Sometimes it feels like I have exited my previous life and entered a similar duplicate, but where everything is just slightly different, but only because I have changed.
Colors are different, more vibrant. So are emotions.
Other people’s energies and moods are that much more tangible – real things I have to navigate in a completely new way – a more compassionate and loving way.
My stuff still gets in the way just as much, but now I notice it more.
The same old conversations I used to participate in no longer serve me. They no longer help me to grow. The new ones are yet to be created and there is discomfort in the in-between.
Relationships built on who I had been, now feel odd and cumbersome. I feel odd and cumbersome.
My role in society, as a whole, has become both more and less important, simultaneously.
But who am I now?
No one. And everyone. I am still becoming. I have always been.
I am infinite, the entirety of the cosmos. I am a gnat.
I am aware, in ways I have not been before. I am still blind to so much.
My desire for connection has me strive for cosmic awareness.
And my fear of losing myself has me cling to my identity, despite the uselessness of doing so.

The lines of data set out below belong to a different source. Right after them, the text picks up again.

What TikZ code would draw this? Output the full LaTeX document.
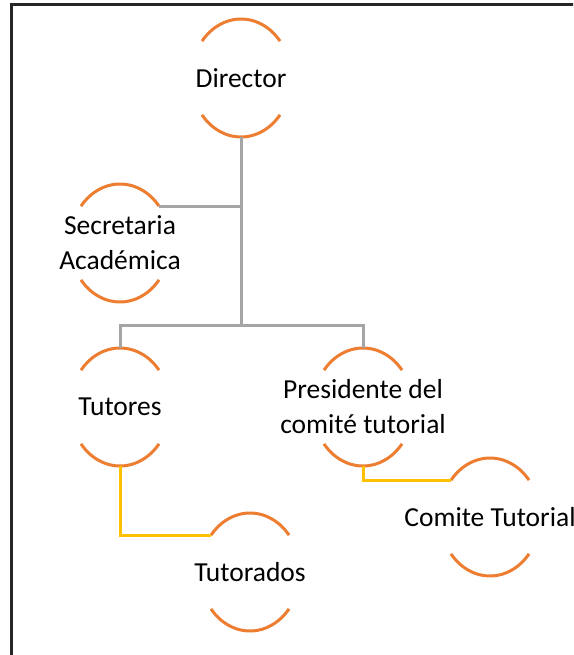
\documentclass[tikz,border=0pt]{standalone}
\usepackage{fontspec}
\setmainfont{Carlito}
\usetikzlibrary{calc,shapes.geometric}
\definecolor{arcorange}{HTML}{ED7D31}
\definecolor{linegray}{HTML}{A5A5A5}
\definecolor{lineyellow}{HTML}{FFC000}
\definecolor{frame}{HTML}{262626}
\begin{document}
\begin{tikzpicture}[x=1pt,y=-1pt,
  unit/.style={ellipse,minimum width=100pt,minimum height=118pt,inner sep=0pt,
    align=center,font=\fontsize{27.5}{35}\selectfont},
  arcline/.style={draw=arcorange,line width=3pt},
  grayline/.style={draw=linegray,line width=3pt},
  yellowline/.style={draw=lineyellow,line width=3pt}]
\useasboundingbox (0,0) rectangle (573,655);
\clip (0,0) rectangle (573,655);
\draw[frame,line width=3pt] (11,5) rectangle (620,700);
% nodes
\node[unit] (dir)  at (241,78)  {Director};
\node[unit] (sec)  at (120,243) {Secretaria\\Académica};
\node[unit] (tut)  at (120,407) {Tutores};
\node[unit] (pres) at (363,407) {Presidente del\\comité tutorial};
\node[unit] (tdos) at (250,572) {Tutorados};
\node[unit] (com)  at (490,517) {Comite Tutorial};
% arcs
\foreach \n in {dir,sec,tut,pres,tdos,com}{
  \draw[arcline] ($(\n.center)+(38.7:50pt and 59pt)$)
     arc[start angle=38.7,end angle=141.3,x radius=50pt,y radius=59pt];
  \draw[arcline] ($(\n.center)+(218.7:50pt and 59pt)$)
     arc[start angle=218.7,end angle=321.3,x radius=50pt,y radius=59pt];
}
% connectors
\coordinate (bar) at (241,325);
\coordinate (secR) at ($(sec.center)+(38.7:50pt and 59pt)$);
\coordinate (tdosL) at ($(tdos.center)+(141.3:50pt and 59pt)$);
\coordinate (comL) at ($(com.center)+(141.3:50pt and 59pt)$);
\draw[grayline] (dir.south) -- (bar);
\draw[grayline] (secR) -- (secR -| dir.south);
\draw[grayline] (tut.north) |- (bar) -| (pres.north);
\draw[yellowline] (tut.south) |- (tdosL);
\draw[yellowline] (pres.south) |- (comL);
\end{tikzpicture}
\end{document}
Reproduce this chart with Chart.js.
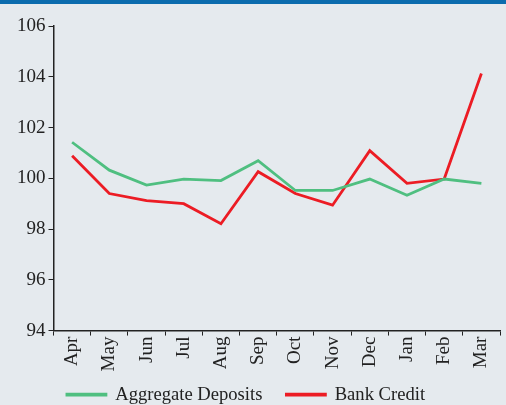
<!DOCTYPE html>
<html>
<head>
<meta charset="utf-8">
<script src="https://cdn.jsdelivr.net/npm/chart.js@4"></script>
<style>
    html, body { margin: 0; padding: 0; background: #e5eaee; }
    .topbar { height: 4px; background: #0b6cae; }
    .wrap { width: 506px; height: 401px; }
</style>
</head>
<body>
<div class="topbar"></div>
<div class="wrap"><canvas id="myChart"></canvas></div>
<script>
const months = ['Apr', 'May', 'Jun', 'Jul', 'Aug', 'Sep', 'Oct', 'Nov', 'Dec', 'Jan', 'Feb', 'Mar'];
const aggregateDeposits = [101.42, 100.32, 99.73, 99.97, 99.91, 100.69, 99.52, 99.52, 99.97, 99.33, 99.97, 99.8];
const bankCredit = [100.89, 99.4, 99.12, 99.0, 98.21, 100.26, 99.4, 98.94, 101.09, 99.8, 99.97, 104.13];
const yTicks = [94, 96, 98, 100, 102, 104, 106];

Chart.defaults.font.family = '"Liberation Serif", "DejaVu Serif", serif';
Chart.defaults.font.size = 19;
Chart.defaults.color = '#222';

// nudge the legend a bit left/up so it sits where the original one does
const legendShift = {
    id: 'legendShift',
    afterUpdate(chart) {
        if (chart.legend) {
            chart.legend.left -= 22;
            chart.legend.top -= 11;
        }
    }
};

const ctx = document.getElementById('myChart');
const myChart = new Chart(ctx, { // eslint-disable-line
    type: 'line',
    data: {
        labels: months,
        datasets: [{
            label: 'Aggregate Deposits',
            data: aggregateDeposits,
            borderColor: '#4fbf80',
            backgroundColor: '#4fbf80',
            borderWidth: 2.8,
            pointRadius: 0,
            tension: 0
        }, {
            label: 'Bank Credit',
            data: bankCredit,
            borderColor: '#ec1c24',
            backgroundColor: '#ec1c24',
            borderWidth: 2.8,
            pointRadius: 0,
            tension: 0
        }]
    },
    options: {
        responsive: true,
        maintainAspectRatio: false,
        animation: false,
        layout: {
            padding: { left: 14, right: 6, top: 22, bottom: -20 }
        },
        plugins: {
            tooltip: { enabled: false },
            legend: {
                position: 'bottom',
                labels: {
                    boxWidth: 39,
                    boxHeight: 1,
                    padding: 24,
                    font: { size: 18.6 }
                }
            }
        },
        scales: {
            x: {
                offset: true,
                grid: {
                    display: true,
                    drawOnChartArea: false,
                    drawTicks: true,
                    tickLength: 5,
                    offset: true,
                    color: '#222'
                },
                border: { color: '#222', width: 1.5 },
                ticks: {
                    minRotation: 90,
                    maxRotation: 90,
                    padding: 1
                }
            },
            y: {
                min: 94,
                max: 106,
                afterBuildTicks: (axis) => {
                    axis.ticks = yTicks.map((v) => ({ value: v }));
                },
                grid: {
                    display: true,
                    drawOnChartArea: false,
                    drawTicks: true,
                    tickLength: 5,
                    color: '#222'
                },
                border: { color: '#222', width: 1.5 },
                ticks: {
                    padding: 3
                }
            }
        }
    },
    plugins: [legendShift]
});
</script>
</body>
</html>
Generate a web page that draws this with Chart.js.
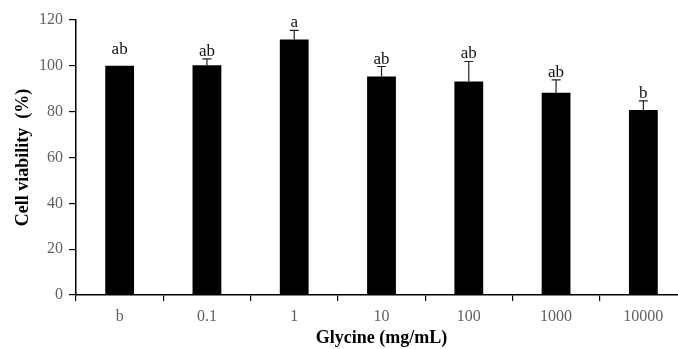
<!DOCTYPE html>
<html>
<head>
<meta charset="utf-8">
<script src="https://cdn.jsdelivr.net/npm/chart.js@4"></script>
<style>
  html, body { margin: 0; padding: 0; background: #fff; overflow: hidden; width: 678px; height: 349px; }
  #chart { display: block; }
</style>
</head>
<body>
<canvas id="chart" width="690" height="349"></canvas>
<script>
// Data
const categories = ['b', '0.1', '1', '10', '100', '1000', '10000'];
const viability = [100, 100.3, 111.5, 95.3, 93.2, 88.3, 80.7];
const errors = [0, 2.7, 4, 4.4, 8.7, 5.6, 4];
const letters = ['ab', 'ab', 'a', 'ab', 'ab', 'ab', 'b'];
const yTicks = [0, 20, 40, 60, 80, 100, 120];

const serif = "'Liberation Serif', 'Times New Roman', serif";

// error bars + significance letters
const errorBarPlugin = {
    id: 'errorBars',
    afterDatasetsDraw(chart) {
        const ctx = chart.ctx;
        const meta = chart.getDatasetMeta(0);
        const y = chart.scales.y;
        ctx.save();
        meta.data.forEach((bar, i) => {
            const top = y.getPixelForValue(viability[i] + errors[i]);
            if (errors[i] > 0) {
                ctx.strokeStyle = '#222';
                ctx.lineWidth = 1.2;
                ctx.beginPath();
                ctx.moveTo(bar.x, bar.y);
                ctx.lineTo(bar.x, top);
                ctx.moveTo(bar.x - 4.5, top);
                ctx.lineTo(bar.x + 4.5, top);
                ctx.stroke();
            }
            ctx.fillStyle = '#111';
            ctx.font = '17px ' + serif;
            ctx.textAlign = 'center';
            ctx.textBaseline = 'alphabetic';
            ctx.fillText(letters[i], bar.x, top - (errors[i] > 0 ? 3 : 12));
        });
        ctx.restore();
    }
};

new Chart(document.getElementById('chart'), {
    type: 'bar',
    data: {
        labels: categories,
        datasets: [{
            data: viability,
            backgroundColor: '#000',
            borderWidth: 0,
            barPercentage: 0.33,
            categoryPercentage: 1
        }]
    },
    options: {
        responsive: false,
        animation: false,
        layout: { padding: { top: 20, right: 3, left: 0, bottom: 0 } },
        plugins: { legend: { display: false }, tooltip: { enabled: false } },
        scales: {
            x: {
                afterFit: s => { s.height = 54; },
                border: { display: true, color: '#000', width: 1.5 },
                grid: { display: true, drawOnChartArea: false, drawTicks: true, tickLength: 6, color: '#000', lineWidth: 1.2, offset: true },
                ticks: { color: '#5f5f5f', font: { family: serif, size: 16 }, padding: 6 },
                title: {
                    display: true,
                    text: 'Glycine (mg/mL)',
                    color: '#000',
                    font: { family: serif, size: 18, weight: 'bold' },
                    padding: { top: 0, bottom: 0 }
                }
            },
            y: {
                min: 0,
                max: 120,
                afterFit: s => { s.width = 76; },
                afterBuildTicks: s => { s.ticks = yTicks.map(v => ({ value: v })); },
                border: { display: true, color: '#000', width: 1.5 },
                grid: { display: true, drawOnChartArea: false, drawTicks: true, tickLength: 7, color: '#000', lineWidth: 1.2 },
                ticks: { color: '#5f5f5f', font: { family: serif, size: 16 }, padding: 6 },
                title: {
                    display: true,
                    text: 'Cell viability  (%)',
                    color: '#000',
                    font: { family: serif, size: 18, weight: 'bold' },
                    padding: { top: 13, bottom: 0 }
                }
            }
        }
    },
    plugins: [errorBarPlugin]
});
</script>
</body>
</html>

Defense is pointless if there is no enemy. And yet, I knee-jerk there first. Aggression, also senseless, shows up as compensation for what feels lacking.
The desire to not “be had”, brings competition and self-protection to the forefront.
The wall that keeps out, also holds in.
The training becomes that much more poignant and valid. The experiences too.
Become what you are already.
Healer, heal thyself.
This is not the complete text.